Il ministro della Salute Roberto Speranza ha firmato un decreto con cui sarà bene familiarizzare subito. Il testo, infatti, indica i criteri da adottare nella fase due per stabilire se una o più regioni dovranno tornare al lockdown. Il documento riporta infatti gli indicatori relativi all’andamento dell’epidemia – nessuno si illude sparisca da sé – e alla capacità di risposta sanitaria che dovranno essere soddisfatti in tutte le regioni dopo il 4 maggio.

IL DOCUMENTO esamina tre aspetti: le attività di monitoraggio e di capacità diagnostica e la disponibilità di risorse sanitarie. E in molti casi gli obiettivi appaiono da subito irrealistici. Nell’attività di sorveglianza dell’epidemia, ogni regione dovrà garantire un flusso di dati abbastanza dettagliato da consentire le dovute analisi epidemiologiche. A regime, per almeno il 60% dei casi dovrà essere nota la data di insorgenza dei sintomi di Covid-19 senza la quale è difficile vigilare sull’evoluzione di un’epidemia. Oggi in molte regioni (soprattutto al sud) queste informazioni non sono pienamente disponibili.

Inoltre, le regioni dovranno ricevere un rapporto mensile (il decreto parla di «checklist») da almeno la metà delle Residenze sanitarie assistenziali del territorio e in almeno il 70% di queste non si dovranno rilevare criticità. Per avere un termine di confronto, un analogo monitoraggio dell’Istituto Superiore di Sanità tra il 24 marzo e il 14 aprile ha ricevuto risposte solo dal 33% delle strutture. Sul piano della capacità diagnostica, le regioni dovranno dimostrare di fornire un tampone a ogni malato entro cinque giorni dall’insorgenza dei sintomi. Attualmente ne occorrono otto (dati Iss).

IL SUPERAMENTO o meno di questi indicatori dipenderà in gran parte dalle risorse che saranno dedicate alle attività di prevenzione da parte delle Aziende sanitarie locali.

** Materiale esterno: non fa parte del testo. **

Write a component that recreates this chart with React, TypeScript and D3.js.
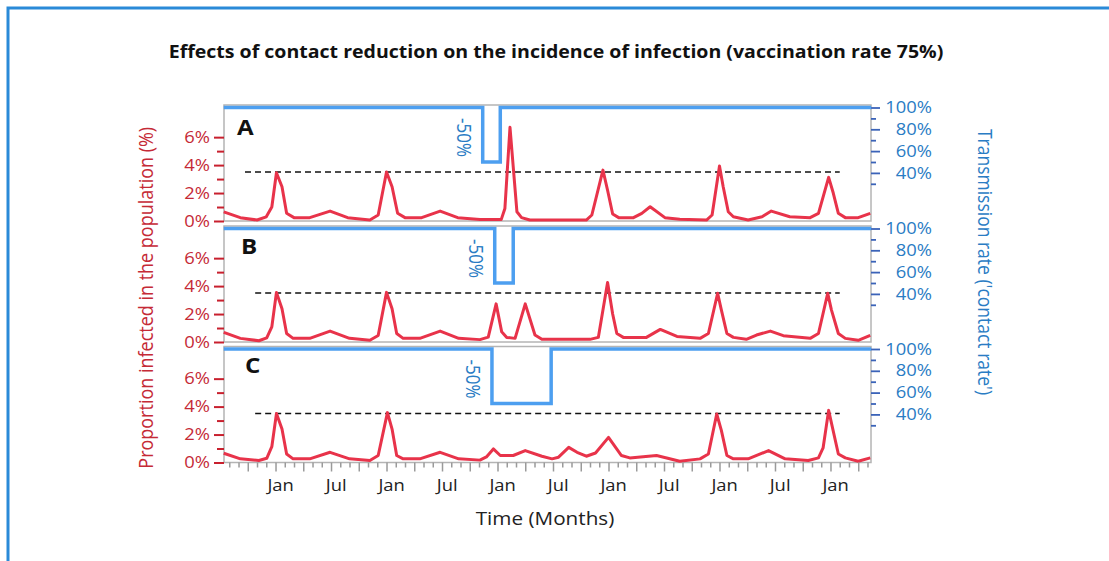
import React, { useEffect, useRef } from "react";
import * as d3 from "d3";

const TITLE = "Effects of contact reduction on the incidence of infection (vaccination rate 75%)";
const Y_TITLE = "Proportion infected in the population (%)";
const Y2_TITLE = "Transmission rate ('contact rate')";
const X_TITLE = "Time (Months)";

const panelNames = ["A", "B", "C"];

// time in months, 0 = January of the first labelled year; values in % infected
const incidenceA: [number, number][] = [
  [-5.6, 0.65], [-3.8, 0.24], [-2.0, 0.07], [-1.0, 0.3], [-0.4, 1.0], [0.1, 3.45], [0.7, 2.45],
  [1.2, 0.55], [2.0, 0.24], [3.7, 0.24], [5.9, 0.71], [7.8, 0.24], [10.2, 0.07], [11.1, 0.43],
  [12.0, 3.5], [12.6, 2.45], [13.2, 0.55], [14.0, 0.24], [15.8, 0.24], [17.8, 0.71], [19.7, 0.24],
  [22.1, 0.1], [24.4, 0.1], [24.8, 0.9], [25.35, 6.7], [26.1, 0.66], [26.6, 0.24], [27.5, 0.07],
  [33.6, 0.07], [34.2, 0.43], [35.4, 3.64], [35.9, 2.2], [36.45, 0.5], [37.1, 0.24], [38.7, 0.24],
  [39.6, 0.55], [40.5, 1.02], [42.1, 0.24], [43.7, 0.12], [46.6, 0.07], [47.2, 0.43], [48.0, 3.93],
  [48.4, 2.45], [48.95, 0.66], [49.5, 0.3], [51.1, 0.07], [52.6, 0.3], [53.6, 0.71], [55.6, 0.3],
  [57.8, 0.24], [58.7, 0.55], [59.8, 3.12], [60.3, 2.0], [60.85, 0.55], [61.6, 0.24], [63.0, 0.24],
  [64.3, 0.55],
];

const incidenceB: [number, number][] = [
  [-5.6, 0.69], [-3.8, 0.26], [-1.8, 0.09], [-0.95, 0.3], [-0.4, 1.08], [0.1, 3.55], [0.7, 2.38],
  [1.2, 0.61], [1.9, 0.26], [3.7, 0.26], [5.9, 0.78], [8.0, 0.26], [10.2, 0.12], [11.1, 0.47],
  [12.0, 3.55], [12.6, 2.38], [13.1, 0.61], [13.8, 0.26], [15.6, 0.26], [17.8, 0.78], [19.8, 0.26],
  [22.1, 0.17], [23.0, 0.35], [23.85, 2.73], [24.45, 0.73], [25.0, 0.33], [25.9, 0.26], [27.0, 2.73],
  [28.05, 0.5], [28.8, 0.19], [34.0, 0.19], [34.9, 0.33], [35.9, 4.26], [36.45, 2.0], [36.9, 0.61],
  [37.6, 0.33], [40.1, 0.33], [41.6, 0.9], [43.4, 0.4], [45.9, 0.26], [46.8, 0.61], [47.8, 3.49],
  [48.2, 2.3], [48.8, 0.61], [49.5, 0.33], [50.9, 0.19], [52.0, 0.5], [53.5, 0.78], [54.9, 0.45],
  [57.8, 0.26], [58.7, 0.61], [59.7, 3.49], [60.1, 2.3], [60.85, 0.61], [61.6, 0.26], [63.0, 0.12],
  [64.3, 0.47],
];

const incidenceC: [number, number][] = [
  [-5.6, 0.66], [-3.8, 0.26], [-1.8, 0.14], [-0.95, 0.3], [-0.4, 1.13], [0.1, 3.5], [0.7, 2.39],
  [1.2, 0.61], [1.9, 0.26], [3.7, 0.26], [5.9, 0.73], [8.0, 0.26], [10.2, 0.14], [11.1, 0.5],
  [12.1, 3.57], [12.6, 2.39], [13.1, 0.5], [13.8, 0.26], [15.6, 0.26], [17.8, 0.73], [19.8, 0.26],
  [22.1, 0.17], [22.8, 0.4], [23.55, 0.97], [24.3, 0.5], [25.7, 0.5], [27.0, 0.85], [28.8, 0.45],
  [29.9, 0.26], [30.6, 0.38], [31.7, 1.08], [32.6, 0.73], [33.6, 0.45], [34.6, 0.68], [36.0, 1.8],
  [37.4, 0.5], [38.3, 0.33], [41.2, 0.5], [43.7, 0.09], [45.9, 0.26], [46.8, 0.61], [47.7, 3.47],
  [48.2, 2.3], [48.8, 0.5], [49.5, 0.26], [51.1, 0.26], [53.3, 0.85], [55.1, 0.26], [57.6, 0.14],
  [58.7, 0.33], [59.2, 1.04], [59.8, 3.73], [60.85, 0.61], [61.6, 0.33], [63.0, 0.09], [64.3, 0.33],
];

// contact rate (% of normal) over time
const contactA: [number, number][] = [[-5.6, 100], [22.4, 100], [22.4, 50], [24.3, 50], [24.3, 100], [64.4, 100]];
const contactB: [number, number][] = [[-5.6, 100], [23.7, 100], [23.7, 50], [25.7, 50], [25.7, 100], [64.4, 100]];
const contactC: [number, number][] = [[-5.6, 100], [23.4, 100], [23.4, 50], [29.8, 50], [29.8, 100], [64.4, 100]];
const reductionLabel = "-50%";

const thresholdPct = 3.5;
const thresholdStart = [-3.3, -2.2, -2.2];
const thresholdEnd = 61.0;

const leftMajor = [0, 2, 4, 6];
const leftMinor = [1, 3, 5];
const rightMajor = [100, 80, 60, 40];
const rightMinor = [90, 70, 50, 30];
const monthLabels: Record<number, string> = { 0: "Jan", 6: "Jul" };

const incidence = [incidenceA, incidenceB, incidenceC];
const contact = [contactA, contactB, contactC];

const W = 1109;
const H = 561;
const FONT = "'Open Sans', 'Noto Sans', sans-serif";
const SX = 1.15; // horizontal text stretch seen in the picture
const RED = "#e8334a";
const RED_TXT = "#c52a36";
const BLUE = "#4d9ff0";
const BLUE_TXT = "#2a7cc4";

export default function App() {
  const ref = useRef<SVGSVGElement>(null);

  useEffect(() => {
    const svg = d3.select(ref.current);
    svg.selectAll("*").remove();

    const x0 = 224;
    const x1 = 871;
    const x = d3.scaleLinear().domain([-5.57, 64.38]).range([x0, x1]);
    const panelH = 116;
    const tops = [105, 226, 346.5];

    svg.append("rect").attr("x", 8).attr("y", 8).attr("width", W + 50).attr("height", H + 50)
      .attr("fill", "#fff").attr("stroke", "#2a8ad8").attr("stroke-width", 3);

    svg.append("text").attr("transform", `translate(556,58) scale(${SX},1)`).attr("text-anchor", "middle")
      .style("font-family", FONT).style("font-size", "17px").style("font-weight", "bold")
      .attr("fill", "#111").text(TITLE);

    tops.forEach((top, i) => {
      const bottom = top + panelH;
      const yL = d3.scaleLinear().domain([0, 8.3]).range([bottom, top]);
      const yR = d3.scaleLinear().domain([0, 100]).range([top + 111.5, top + 2.5]);
      const g = svg.append("g");

      g.append("rect").attr("x", x0).attr("y", top).attr("width", x1 - x0).attr("height", panelH)
        .attr("fill", "none").attr("stroke", "#b4b4b4").attr("stroke-width", 1.5);

      // left axis
      const la = g.append("g").attr("transform", `translate(${x0},0)`)
        .call(d3.axisLeft(yL).tickValues(leftMajor).tickSize(10).tickPadding(3).tickFormat((d) => `${d}%`));
      const lm = g.append("g").attr("transform", `translate(${x0},0)`)
        .call(d3.axisLeft(yL).tickValues(leftMinor).tickSize(7).tickFormat(() => ""));
      [la, lm].forEach((a) => {
        a.select(".domain").remove();
        a.selectAll("line").attr("stroke", "#c8202e").attr("stroke-width", 2);
      });
      la.selectAll("text").attr("x", -14 / SX).attr("transform", `scale(${SX},1)`).attr("fill", RED_TXT)
        .style("font-family", FONT).style("font-size", "16px");

      // right axis
      const ra = g.append("g").attr("transform", `translate(${x1},0)`)
        .call(d3.axisRight(yR).tickValues(rightMajor).tickSize(9).tickFormat((d) => `${d}%`));
      const rm = g.append("g").attr("transform", `translate(${x1},0)`)
        .call(d3.axisRight(yR).tickValues(rightMinor).tickSize(5).tickFormat(() => ""));
      [ra, rm].forEach((a) => {
        a.select(".domain").remove();
        a.selectAll("line").attr("stroke", "#3b63b8").attr("stroke-width", 1.8);
      });
      ra.selectAll("text").attr("x", 61 / SX).attr("transform", `scale(${SX},1)`).attr("text-anchor", "end")
        .attr("fill", BLUE_TXT).style("font-family", FONT).style("font-size", "16px");

      // contact rate
      const contactLine = d3.line<[number, number]>().x((d) => x(d[0])).y((d) => yR(d[1]));
      g.append("path").attr("d", contactLine(contact[i])).attr("fill", "none")
        .attr("stroke", BLUE).attr("stroke-width", 3.5);

      const dipStart = contact[i][1][0];
      g.append("text")
        .attr("transform", `translate(${x(dipStart) - 26},${top + 13}) rotate(90) scale(1,${SX})`)
        .attr("fill", BLUE_TXT).style("font-family", FONT).style("font-size", "17px")
        .text(reductionLabel);

      // threshold
      g.append("line").attr("x1", x(thresholdStart[i])).attr("x2", x(thresholdEnd))
        .attr("y1", yL(thresholdPct)).attr("y2", yL(thresholdPct))
        .attr("stroke", "#111").attr("stroke-width", 1.5).attr("stroke-dasharray", "6,4");

      // incidence
      const incLine = d3.line<[number, number]>().x((d) => x(d[0])).y((d) => yL(d[1]));
      g.append("path").attr("d", incLine(incidence[i])).attr("fill", "none")
        .attr("stroke", RED).attr("stroke-width", 3).attr("stroke-linejoin", "round");

      g.append("text")
        .attr("transform", `translate(${x0 + 13 + i * 4},${top + 30 - i * 2}) scale(${SX},1)`)
        .style("font-family", FONT).style("font-size", "21px").style("font-weight", "bold")
        .attr("fill", "#111").text(panelNames[i]);
    });

    // time axis
    const axisY = tops[2] + panelH;
    const months = d3.range(-5, 65);
    const major = months.filter((m) => m % 3 === 0);
    const minor = months.filter((m) => m % 3 !== 0);
    const labelled = months.filter((m) => ((m % 12) + 12) % 12 in monthLabels);
    const tick = (vals: number[], size: number) => {
      const a = svg.append("g").attr("transform", `translate(0,${axisY})`)
        .call(d3.axisBottom(x).tickValues(vals).tickSize(size).tickFormat(() => ""));
      a.select(".domain").remove();
      a.selectAll("line").attr("stroke", "#9a9a9a").attr("stroke-width", 1.5);
    };
    tick(minor, 5);
    tick(major, 9);
    const lab = svg.append("g").attr("transform", `translate(0,${axisY})`)
      .call(d3.axisBottom(x).tickValues(labelled.map((m) => m + 0.5)).tickSize(0)
        .tickFormat((d) => monthLabels[((Math.round(+d - 0.5) % 12) + 12) % 12]));
    lab.select(".domain").remove();
    lab.selectAll("text").attr("y", 29).attr("dy", 0).attr("transform", `scale(${SX},1)`).attr("fill", "#222")
      .style("font-family", FONT).style("font-size", "16px");

    svg.append("text").attr("transform", `translate(545,525) scale(${SX},1)`).attr("text-anchor", "middle")
      .style("font-family", FONT).style("font-size", "18px").attr("fill", "#222").text(X_TITLE);

    svg.append("text").attr("transform", `translate(153,${(tops[0] + axisY) / 2 + 14}) rotate(-90) scale(1,${SX})`)
      .attr("text-anchor", "middle").style("font-family", FONT).style("font-size", "18px")
      .attr("fill", RED_TXT).text(Y_TITLE);

    svg.append("text").attr("transform", `translate(978,262) rotate(90) scale(1,${SX})`)
      .attr("text-anchor", "middle").style("font-family", FONT).style("font-size", "17.5px")
      .attr("fill", BLUE_TXT).text(Y2_TITLE);
  }, []);

  return (
    <svg ref={ref} width={W} height={H}
      style={{ position: "absolute", left: 0, top: 0, background: "#fff" }} />
  );
}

Il decreto pone condizioni anche sul numero di operatori da dedicare alle attività di prelievo dei tamponi, rintracciamento dei contatti e quarantena: sarà necessario assicurare almeno un operatore ogni 10 mila abitanti. Ma non ci sono indicatori altrettanto precisi per la medicina di base, il cui smantellamento soprattutto in Lombardia si è rivelato un punto debole del servizio sanitario.

Oltre alle attività dei sanitari conterà anche l’evoluzione del contagio. Per evitare nuove zone rosse, il numero di nuovi casi settimanali dovrà essere stabile o in diminuzione. Anche se, scrive il ministero nel documento, «nei primi 15-20 giorni dopo la riapertura è atteso un aumento del numero di casi».

LE REGIONI dovranno dimostrare anche una disponibilità di posti letto in ospedale sufficiente a reggere nuove ondate epidemiche. I malati di Covid-19 non dovranno occupare più del 30% dei posti letto di terapia intensiva, che alla vigilia dell’emergenza erano circa cinquemila in tutto. Rispetto ad allora, molte regioni sono al di sopra di questa soglia: in Lombardia i pazienti Covid occupano ancora oltre il 70% dei posti disponibili, in Piemonte più del 60% e quasi il 40% in Liguria. È vero che i posti letto si stanno gradualmente liberando e lo sforzo organizzativo ha fatto quasi raddoppiare la disponibilità durante l’emergenza. Ma ciò è avvenuto al costo di stipare i malati anche nelle sale operatorie o in ospedali da campo, ed è verosimile che presto la capacità ospedaliera si riavvicini ai livelli precedenti.

OGNI SFORAMENTO rappresenterà un’allerta che porterà gli esperti dell’Iss a ricalcolare il rischio regione per regione. Se gli indicatori si riveleranno troppo difficili da rispettare, la scelta di tornare al lockdown sarà valutata dal ministero e dalla regione interessata. È possibile dunque che si avverino gli scenari «stop-and-go», con «fasi 1» e «fasi 2» a intermittenza, previsti da alcuni modelli sviluppati dagli epidemiologi dell’Imperial College di Londra.

Sarà decisiva la trasparenza e la verificabilità di questi indicatori, visto che avranno così gravi conseguenze sulla vita collettiva. La natura tutta politica dei numeri è emersa pienamente durante la pandemia, perché il lockdown ha ridotto drammaticamente la percezione diretta della realtà per la cittadinanza. I dati sono diventati il linguaggio universale che tutti abbiamo dovuto imparare e che devono rimanere un patrimonio comune.